The new glass clearly was introduced to signal the new nitro-form of draught. In the ad a bar handle protrudes from a plinth-shaped font (no hand pumps). “Guinness” is printed in white at top of the font, which otherwise appears in black or another dark colour.

The ad states in part:

Guinness Extra Stout on draught. Served the new way… a pint that’s always well-drawn. Perfectly “conditioned”. And in half the time it used to take.*

A Sligo (Northwest Ireland) ad in the Sligo Champion, July 14, 1967, touted Guinness poured from “the new Guinness draught dispenser”, stating:

Now Guinness have installed a new improved method of pint-drawing in most bars. So now you can enjoy a perfect pint… Smooth and consistent… The most natural thing in the world.
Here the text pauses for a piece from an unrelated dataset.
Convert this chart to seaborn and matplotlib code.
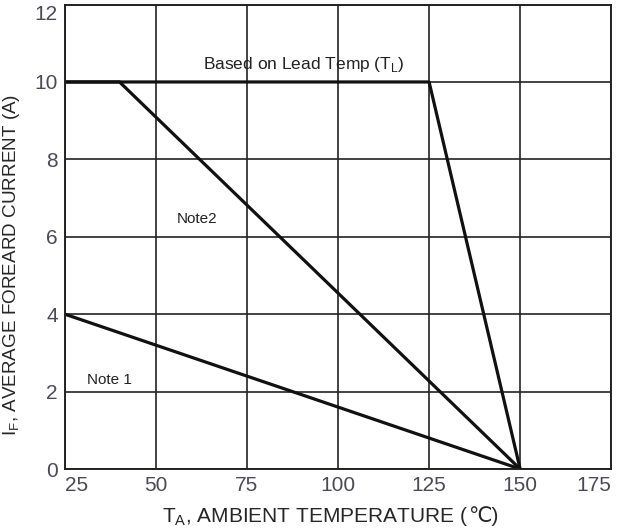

In 1963 Courage & Barclay introduced draught Guinness in 1,500 pubs in London and parts of the south (Belfast Telegraph, May 17, 1963), so nitro was spreading in use in Britain, but the same was occurring in Ireland.

What we can conclude is, in some markets following introduction of nitro draught, Guinness sought to explain the change, portraying it in positive terms, as businesses have done immemorially.

But from a connoisseur’s standpoint, did a pint of naturally-conditioned Guinness trump the more consistent, filtered, nitro pint? Probably, yes, when served at its best.

The proponents of the “ash can” argued the average pint was improved – there were too many inferior pours of naturally-conditioned Guinness given the vagaries of this way to condition beer and the varying degrees of attention given in pubs to cellaring beer and drawing a pint with care.

With the onset of nitro, therefore, something was lost, and something gained. The rest, anyway, is history.**

*In the ad the word conditioned is shown in italics, a brave use of a brewing technical term in public. All press references herein are via British News Archive, hence not hyperlinked (paywall).

**Text of post edited for concision and clarity, March 14, 2024.